(Exercise objective): Wherever the string "that" appears, copy the whole line.

(Given data):
START

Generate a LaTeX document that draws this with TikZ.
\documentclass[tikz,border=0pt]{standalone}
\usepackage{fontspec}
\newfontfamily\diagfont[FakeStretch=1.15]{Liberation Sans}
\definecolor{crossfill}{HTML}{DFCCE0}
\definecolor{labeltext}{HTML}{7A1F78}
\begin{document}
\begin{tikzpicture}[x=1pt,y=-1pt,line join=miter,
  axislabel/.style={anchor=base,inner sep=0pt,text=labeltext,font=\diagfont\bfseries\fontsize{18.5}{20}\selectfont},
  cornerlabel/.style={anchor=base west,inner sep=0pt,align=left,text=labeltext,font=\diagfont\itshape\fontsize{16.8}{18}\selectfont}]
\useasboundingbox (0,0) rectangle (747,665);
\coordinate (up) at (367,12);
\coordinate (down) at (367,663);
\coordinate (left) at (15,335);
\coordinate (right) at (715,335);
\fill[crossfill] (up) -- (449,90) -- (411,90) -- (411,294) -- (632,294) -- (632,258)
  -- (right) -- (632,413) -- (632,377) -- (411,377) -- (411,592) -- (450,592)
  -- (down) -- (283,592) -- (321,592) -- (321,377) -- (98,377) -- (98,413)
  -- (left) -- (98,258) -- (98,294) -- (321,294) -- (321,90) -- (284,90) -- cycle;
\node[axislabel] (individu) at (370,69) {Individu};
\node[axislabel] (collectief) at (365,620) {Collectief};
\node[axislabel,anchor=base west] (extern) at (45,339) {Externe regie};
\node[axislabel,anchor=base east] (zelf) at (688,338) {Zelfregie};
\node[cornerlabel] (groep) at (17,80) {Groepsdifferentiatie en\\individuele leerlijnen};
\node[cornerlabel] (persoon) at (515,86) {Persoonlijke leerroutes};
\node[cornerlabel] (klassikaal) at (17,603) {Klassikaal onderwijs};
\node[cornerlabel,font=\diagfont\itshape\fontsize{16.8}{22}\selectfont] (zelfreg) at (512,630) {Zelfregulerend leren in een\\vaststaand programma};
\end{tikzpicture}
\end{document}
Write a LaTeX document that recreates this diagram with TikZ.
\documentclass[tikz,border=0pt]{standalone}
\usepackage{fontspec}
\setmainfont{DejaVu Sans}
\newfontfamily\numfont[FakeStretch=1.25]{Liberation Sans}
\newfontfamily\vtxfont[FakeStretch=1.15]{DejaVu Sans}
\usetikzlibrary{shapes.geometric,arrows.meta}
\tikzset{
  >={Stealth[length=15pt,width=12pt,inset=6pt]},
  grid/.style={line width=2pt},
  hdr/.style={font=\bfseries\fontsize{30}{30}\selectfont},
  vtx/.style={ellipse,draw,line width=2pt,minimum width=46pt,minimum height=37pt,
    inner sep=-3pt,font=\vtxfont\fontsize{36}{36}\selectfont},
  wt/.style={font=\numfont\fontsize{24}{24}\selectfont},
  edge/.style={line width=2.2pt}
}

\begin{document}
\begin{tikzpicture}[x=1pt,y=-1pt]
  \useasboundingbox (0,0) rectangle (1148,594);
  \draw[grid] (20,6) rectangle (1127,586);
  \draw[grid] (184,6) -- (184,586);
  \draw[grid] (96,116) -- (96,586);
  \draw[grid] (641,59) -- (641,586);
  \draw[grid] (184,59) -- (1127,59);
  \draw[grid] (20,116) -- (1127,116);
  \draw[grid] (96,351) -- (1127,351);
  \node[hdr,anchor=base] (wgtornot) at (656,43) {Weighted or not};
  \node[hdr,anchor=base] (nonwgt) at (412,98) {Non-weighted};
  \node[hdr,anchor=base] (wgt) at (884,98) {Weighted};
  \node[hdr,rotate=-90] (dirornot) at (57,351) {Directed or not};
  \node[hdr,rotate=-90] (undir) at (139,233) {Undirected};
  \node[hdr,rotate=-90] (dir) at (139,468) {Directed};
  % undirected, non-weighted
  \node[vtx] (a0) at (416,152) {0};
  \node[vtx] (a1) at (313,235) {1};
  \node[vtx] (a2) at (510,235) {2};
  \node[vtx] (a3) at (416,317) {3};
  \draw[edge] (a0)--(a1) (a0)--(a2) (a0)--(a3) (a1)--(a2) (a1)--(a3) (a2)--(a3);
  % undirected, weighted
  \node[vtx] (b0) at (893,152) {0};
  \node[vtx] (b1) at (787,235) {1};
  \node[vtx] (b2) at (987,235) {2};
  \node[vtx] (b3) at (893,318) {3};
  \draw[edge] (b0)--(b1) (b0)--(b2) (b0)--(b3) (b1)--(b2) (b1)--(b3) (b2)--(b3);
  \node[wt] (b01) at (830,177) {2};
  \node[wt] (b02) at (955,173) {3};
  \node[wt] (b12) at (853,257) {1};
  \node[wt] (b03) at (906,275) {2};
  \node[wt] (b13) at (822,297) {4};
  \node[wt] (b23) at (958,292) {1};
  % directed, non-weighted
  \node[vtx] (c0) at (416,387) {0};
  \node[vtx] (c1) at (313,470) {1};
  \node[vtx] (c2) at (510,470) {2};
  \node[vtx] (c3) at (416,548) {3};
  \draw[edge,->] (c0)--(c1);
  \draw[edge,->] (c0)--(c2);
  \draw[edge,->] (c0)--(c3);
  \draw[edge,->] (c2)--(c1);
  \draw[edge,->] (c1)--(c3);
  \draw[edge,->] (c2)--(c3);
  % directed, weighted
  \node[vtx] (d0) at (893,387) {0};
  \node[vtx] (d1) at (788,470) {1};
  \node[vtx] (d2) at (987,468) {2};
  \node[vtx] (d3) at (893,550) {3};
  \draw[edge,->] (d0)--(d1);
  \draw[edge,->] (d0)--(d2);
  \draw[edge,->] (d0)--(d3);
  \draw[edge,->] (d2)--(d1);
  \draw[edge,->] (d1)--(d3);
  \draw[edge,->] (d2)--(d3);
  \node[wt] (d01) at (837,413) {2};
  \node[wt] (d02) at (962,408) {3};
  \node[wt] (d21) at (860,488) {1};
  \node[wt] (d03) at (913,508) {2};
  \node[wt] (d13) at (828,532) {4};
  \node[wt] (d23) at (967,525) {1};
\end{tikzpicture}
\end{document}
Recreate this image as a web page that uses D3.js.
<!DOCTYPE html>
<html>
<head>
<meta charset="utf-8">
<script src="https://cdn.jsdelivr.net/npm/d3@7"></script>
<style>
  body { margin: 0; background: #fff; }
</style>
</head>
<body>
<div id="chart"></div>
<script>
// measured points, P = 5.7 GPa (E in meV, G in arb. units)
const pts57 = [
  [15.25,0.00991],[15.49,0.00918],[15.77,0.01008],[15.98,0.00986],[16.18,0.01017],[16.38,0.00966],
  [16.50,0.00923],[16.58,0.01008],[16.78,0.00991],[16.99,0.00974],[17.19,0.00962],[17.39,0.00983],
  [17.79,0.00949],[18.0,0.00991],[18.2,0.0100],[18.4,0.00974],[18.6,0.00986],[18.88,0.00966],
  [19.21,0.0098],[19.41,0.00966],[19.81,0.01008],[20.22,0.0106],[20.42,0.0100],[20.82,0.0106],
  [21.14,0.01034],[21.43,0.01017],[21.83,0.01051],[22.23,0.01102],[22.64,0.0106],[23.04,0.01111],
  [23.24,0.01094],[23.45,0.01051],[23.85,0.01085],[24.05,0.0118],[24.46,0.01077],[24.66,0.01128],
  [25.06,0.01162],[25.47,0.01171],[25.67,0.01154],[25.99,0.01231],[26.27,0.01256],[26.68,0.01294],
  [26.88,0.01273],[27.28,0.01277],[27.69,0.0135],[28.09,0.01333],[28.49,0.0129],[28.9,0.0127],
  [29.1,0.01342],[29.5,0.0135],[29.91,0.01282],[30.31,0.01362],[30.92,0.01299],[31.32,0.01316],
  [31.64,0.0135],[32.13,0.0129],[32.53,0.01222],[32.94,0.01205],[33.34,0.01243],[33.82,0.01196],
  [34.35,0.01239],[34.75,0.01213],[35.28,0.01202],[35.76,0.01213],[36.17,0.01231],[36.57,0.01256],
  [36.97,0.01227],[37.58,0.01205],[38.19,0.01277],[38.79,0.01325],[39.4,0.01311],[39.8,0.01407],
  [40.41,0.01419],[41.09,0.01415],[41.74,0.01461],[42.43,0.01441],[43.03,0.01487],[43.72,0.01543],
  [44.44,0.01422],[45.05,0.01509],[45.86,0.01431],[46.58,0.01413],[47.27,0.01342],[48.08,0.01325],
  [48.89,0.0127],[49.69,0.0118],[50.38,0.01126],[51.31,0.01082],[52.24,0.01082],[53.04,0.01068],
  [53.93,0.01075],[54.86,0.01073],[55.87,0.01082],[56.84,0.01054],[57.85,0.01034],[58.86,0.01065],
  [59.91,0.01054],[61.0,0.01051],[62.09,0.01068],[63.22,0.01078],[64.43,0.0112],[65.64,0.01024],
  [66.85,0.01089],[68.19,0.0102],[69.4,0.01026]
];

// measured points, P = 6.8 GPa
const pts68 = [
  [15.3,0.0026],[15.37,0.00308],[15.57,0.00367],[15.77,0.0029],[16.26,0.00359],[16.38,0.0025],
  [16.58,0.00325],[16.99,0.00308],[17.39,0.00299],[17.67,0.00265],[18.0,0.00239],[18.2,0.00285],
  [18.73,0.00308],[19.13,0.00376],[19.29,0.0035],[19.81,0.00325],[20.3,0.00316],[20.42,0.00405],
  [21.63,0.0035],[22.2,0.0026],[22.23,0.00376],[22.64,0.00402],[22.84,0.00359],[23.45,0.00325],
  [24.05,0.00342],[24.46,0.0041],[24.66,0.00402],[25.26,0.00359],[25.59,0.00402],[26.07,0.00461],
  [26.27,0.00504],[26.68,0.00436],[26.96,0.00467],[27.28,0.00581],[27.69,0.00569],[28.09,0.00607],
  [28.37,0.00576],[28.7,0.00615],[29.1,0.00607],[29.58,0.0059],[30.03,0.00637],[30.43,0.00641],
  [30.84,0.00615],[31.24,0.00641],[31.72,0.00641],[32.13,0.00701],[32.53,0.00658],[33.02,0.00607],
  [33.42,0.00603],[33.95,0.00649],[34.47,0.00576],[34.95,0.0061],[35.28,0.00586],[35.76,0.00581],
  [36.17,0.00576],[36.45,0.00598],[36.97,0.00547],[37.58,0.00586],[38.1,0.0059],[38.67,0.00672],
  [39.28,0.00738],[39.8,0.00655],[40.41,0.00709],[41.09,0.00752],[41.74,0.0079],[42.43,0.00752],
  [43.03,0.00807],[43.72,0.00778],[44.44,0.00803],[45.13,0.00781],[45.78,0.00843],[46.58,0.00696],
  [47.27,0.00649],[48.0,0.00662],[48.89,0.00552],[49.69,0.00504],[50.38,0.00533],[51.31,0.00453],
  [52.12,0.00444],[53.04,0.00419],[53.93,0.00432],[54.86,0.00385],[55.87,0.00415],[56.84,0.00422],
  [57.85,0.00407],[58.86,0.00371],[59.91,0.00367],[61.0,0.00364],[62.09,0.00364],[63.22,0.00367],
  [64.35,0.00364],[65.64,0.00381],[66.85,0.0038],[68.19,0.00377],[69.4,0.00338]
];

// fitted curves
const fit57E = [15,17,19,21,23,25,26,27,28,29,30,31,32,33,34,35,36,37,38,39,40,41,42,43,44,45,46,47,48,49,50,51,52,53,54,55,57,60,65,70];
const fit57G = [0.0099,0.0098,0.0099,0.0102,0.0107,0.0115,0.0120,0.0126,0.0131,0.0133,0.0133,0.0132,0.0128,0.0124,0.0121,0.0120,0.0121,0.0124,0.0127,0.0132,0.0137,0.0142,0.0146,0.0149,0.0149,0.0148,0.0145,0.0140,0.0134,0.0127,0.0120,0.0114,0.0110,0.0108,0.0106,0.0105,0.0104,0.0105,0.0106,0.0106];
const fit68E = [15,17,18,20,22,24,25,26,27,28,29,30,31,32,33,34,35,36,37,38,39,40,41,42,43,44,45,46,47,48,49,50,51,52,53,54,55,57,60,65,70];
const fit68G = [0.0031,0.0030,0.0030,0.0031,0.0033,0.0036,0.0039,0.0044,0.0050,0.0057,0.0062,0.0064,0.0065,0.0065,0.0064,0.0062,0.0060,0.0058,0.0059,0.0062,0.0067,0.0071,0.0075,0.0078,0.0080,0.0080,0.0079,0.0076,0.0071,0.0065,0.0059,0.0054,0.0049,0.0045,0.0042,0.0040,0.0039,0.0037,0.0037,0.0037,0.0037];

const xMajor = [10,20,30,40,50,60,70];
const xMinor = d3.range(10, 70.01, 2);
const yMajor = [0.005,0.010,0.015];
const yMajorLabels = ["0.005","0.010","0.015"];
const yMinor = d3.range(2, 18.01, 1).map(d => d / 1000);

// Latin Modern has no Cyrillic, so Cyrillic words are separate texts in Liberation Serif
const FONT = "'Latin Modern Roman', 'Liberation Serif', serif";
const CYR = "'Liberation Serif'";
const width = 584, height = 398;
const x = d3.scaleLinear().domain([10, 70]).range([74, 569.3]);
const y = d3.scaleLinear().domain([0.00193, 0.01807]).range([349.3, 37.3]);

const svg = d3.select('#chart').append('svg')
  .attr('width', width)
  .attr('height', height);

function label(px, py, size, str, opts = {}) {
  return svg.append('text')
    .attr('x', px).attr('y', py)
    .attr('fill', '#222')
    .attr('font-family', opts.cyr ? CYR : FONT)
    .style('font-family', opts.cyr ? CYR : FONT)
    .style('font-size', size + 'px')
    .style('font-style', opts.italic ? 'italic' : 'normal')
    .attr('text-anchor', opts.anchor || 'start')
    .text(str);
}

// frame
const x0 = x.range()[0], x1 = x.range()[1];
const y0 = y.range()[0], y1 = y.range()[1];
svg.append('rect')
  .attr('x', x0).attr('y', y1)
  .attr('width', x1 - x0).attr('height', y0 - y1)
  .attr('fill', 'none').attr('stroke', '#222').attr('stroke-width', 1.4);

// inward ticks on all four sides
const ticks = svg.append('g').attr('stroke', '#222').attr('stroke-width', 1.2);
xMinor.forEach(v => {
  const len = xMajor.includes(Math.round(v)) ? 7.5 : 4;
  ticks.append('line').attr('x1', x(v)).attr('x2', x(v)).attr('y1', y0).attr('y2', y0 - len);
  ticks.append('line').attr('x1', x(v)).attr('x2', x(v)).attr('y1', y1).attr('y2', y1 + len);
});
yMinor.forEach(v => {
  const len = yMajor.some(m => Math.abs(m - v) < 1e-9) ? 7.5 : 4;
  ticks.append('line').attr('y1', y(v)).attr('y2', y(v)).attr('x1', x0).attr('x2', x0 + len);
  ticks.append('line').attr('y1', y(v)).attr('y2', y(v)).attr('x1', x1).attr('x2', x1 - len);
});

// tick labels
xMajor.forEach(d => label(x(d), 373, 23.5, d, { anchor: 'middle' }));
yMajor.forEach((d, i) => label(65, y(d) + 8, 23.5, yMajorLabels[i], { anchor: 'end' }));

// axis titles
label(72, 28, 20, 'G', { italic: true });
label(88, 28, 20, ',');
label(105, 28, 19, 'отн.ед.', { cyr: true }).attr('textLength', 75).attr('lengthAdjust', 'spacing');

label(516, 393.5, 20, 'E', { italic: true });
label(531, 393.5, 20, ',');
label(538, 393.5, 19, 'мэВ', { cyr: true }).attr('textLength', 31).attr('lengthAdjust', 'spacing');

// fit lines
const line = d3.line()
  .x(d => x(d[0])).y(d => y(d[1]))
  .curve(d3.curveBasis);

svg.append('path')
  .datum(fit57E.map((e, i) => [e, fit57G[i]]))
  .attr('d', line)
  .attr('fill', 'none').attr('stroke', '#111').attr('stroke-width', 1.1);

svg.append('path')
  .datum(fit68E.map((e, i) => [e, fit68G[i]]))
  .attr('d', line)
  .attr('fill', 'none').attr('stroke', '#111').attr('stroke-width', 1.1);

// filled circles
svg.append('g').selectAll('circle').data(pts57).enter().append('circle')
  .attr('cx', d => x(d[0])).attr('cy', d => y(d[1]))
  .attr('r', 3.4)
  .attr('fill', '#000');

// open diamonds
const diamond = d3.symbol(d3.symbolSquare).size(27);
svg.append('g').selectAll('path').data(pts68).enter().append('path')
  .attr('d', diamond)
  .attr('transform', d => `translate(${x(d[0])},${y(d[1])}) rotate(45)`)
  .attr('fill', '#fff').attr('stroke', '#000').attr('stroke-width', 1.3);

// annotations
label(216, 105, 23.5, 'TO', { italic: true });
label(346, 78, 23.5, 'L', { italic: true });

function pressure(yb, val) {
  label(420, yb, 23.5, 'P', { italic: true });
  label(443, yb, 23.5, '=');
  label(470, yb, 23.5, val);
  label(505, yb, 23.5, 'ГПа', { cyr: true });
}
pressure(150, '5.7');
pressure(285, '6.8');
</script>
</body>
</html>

END

(The solution):
Generate a LaTeX document that draws this with TikZ.
Write a LaTeX document that recreates this diagram with TikZ.
Recreate this image as a web page that uses D3.js.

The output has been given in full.